2005-03-01 Thread Jay Cox
On Tue, 2005-03-01 at 22:48 +0100, Daniel Egger wrote: 
 On 01.03.2005, at 16:42, GSR - FR wrote:
 
  GSR (?) already gave such an example.
  It might be worth considering only supersampling when the end of a 
  segment is
  a different color than the start of the next one.
 
  Supersampling is to avoid aliasing, which is not caused only by those
  discontinuities but high frequency data (IIRC abrupt change is like
  infinite frequency). You can have aliasing with a square wave
  (segments that do not match) but also with a sine wave (segments that
  match).
 
 Right. But where in reality can this happen using a gradient blend?
 
 I just played around with the blend tool on a 100x100px image and
 looked very closely for any artifacts with and without
 supersampling. The result was that I couldn't produce any visible
 aliasing effects no matter how hard I try other than by using
 a sawtooth repeat pattern.
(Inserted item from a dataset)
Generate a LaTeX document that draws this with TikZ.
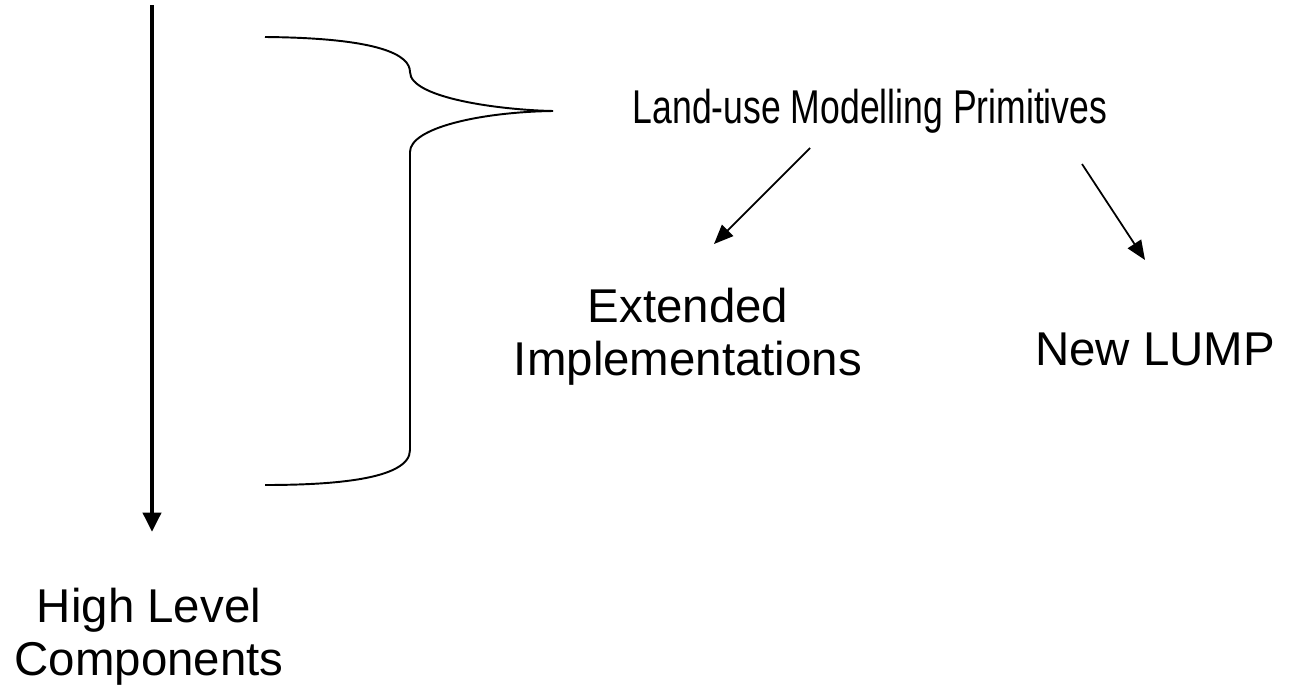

That seems like a *huge* price to pay
 for something that can be easily done by accident.
 
 What does the commercial counterpart offer here?
 

Photoshop does not do antialiasing.  It also does not offer as many
gradient types that are likely to need it (for example spiral).  

It ought to be easy enough to detect when antialiasing will be needed
and automagically turn it on.

I havnt looked at the supersampling code yet, but I think it might be
much faster to do the supersampling in a second pass since such a small
percentage of pixels actually need it.